- Interactive map of the Simama Hotel area
- Alternative names: Hotel Simama
- Etymology: The neighborhood of Lilongwe

General information
- Type: Hotel
- Location: Falls Estates, Area 1, Lilongwe Malawi
- Coordinates: 13°57′S 33°47′E﻿ / ﻿13.950°S 33.783°E
- Construction started: 2013
- Opened: 2015
- Owner: Abraham Simama

Height
- Height: 140 ft (43 m)

Technical details
- Floor count: 17
- Grounds: 14,111 ft^{2} (1,311.0 m^{2})

Other information
- Number of rooms: 52

= Simama Hotel =

Hotel in Lilongwe Malawi

Simama Hotel is a hotel located in Lilongwe, Malawi. It is the country's biggest and most notable hotel after the Sun Bird chain of hotels. The hotel provides facilities and services for the local and middle class business, as well as leisure travelers. The hotel was launched by the Minister of Information, Civic Education and Tourism, Jappie Mhango. The building cost up to MK3.6 (Malawian Kwacha).

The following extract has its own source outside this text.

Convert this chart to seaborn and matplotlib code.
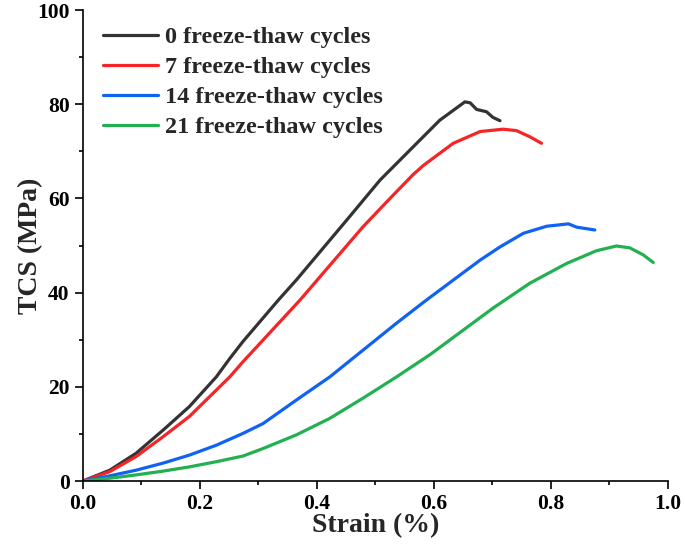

It is owned by Abraham Simama.

The hotel was built as part of boosting tourism in the city. In 2021, the 7th National Men's Championship of Malawi and 1st Women's Championship was conducted at the hotel from 28 to 30 May 2021. In 2016, the hotel donated bags of maize to the less fortunate.

== Location ==
The hotel is located along Falls Estates in Lilongwe. It is close to Lilongwe Girls Secondary School and Falls Baptist Private Secondary School. Its nearby places include Lilongwe City Mall, Lilongwe Girls Cemetery, Lilongwe Golf Course and Lilongwe Wildlife Centre.